The Last Mixed Tape reviews Quiet Giant, the debut studio album from songwriter Emma Langford.
Much like its title would suggest Quiet Giant is a rustic, soft-spoken album with a hint of size and weight to it. A debut offering from Emma Langford, the album twinkles with just enough style and sense of self to separate it from the pack.
Quiet Giant eases itself in with the warm production of its title-track, washes of cymbals chime while scratches of strings weave in turn creating a world for Langford’s conversational vocal to exist in. Setting the scene and style of the record from the get-go, songs like ‘Sandman’ and ‘Bear This Child’ fall nicely into place within the inviting overall sound.
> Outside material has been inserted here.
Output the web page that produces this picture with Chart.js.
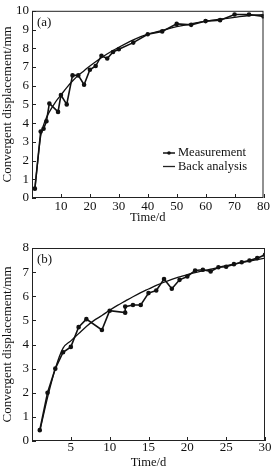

And while Quiet Giant can feel static at times, the inclusion of trad elements and more up-tempo moments such as ‘Closed Book’ and ‘6 Foot 4’ keep the album from falling too far down the soft and gentle route, whilst adding another dimension to the over-arching sonic structure of the record.
The album’s centre-piece is ‘The Belle and the Ruin’, clocking in at four minutes the track showcases Emma Langford as a storyteller. With the music taking its cues from the lyrics and central vocal performance, the dynamics of the song are led fully by Langford with each word pushing and pulling the band, all of which makes for Quiet Giant’s high-water mark.
Quiet Giant is by no means a drastic re-imagining of the trad/folk genre and certainly plays things a little too safe in terms of its production, however, there is enough charm in Langford’s vocals and songwriting to pull it all together in the end. A solid first outing from Emma Langford Quiet Giant establishes her as a new storyteller on the scene.
Quiet Giant by Emma Langford is out now.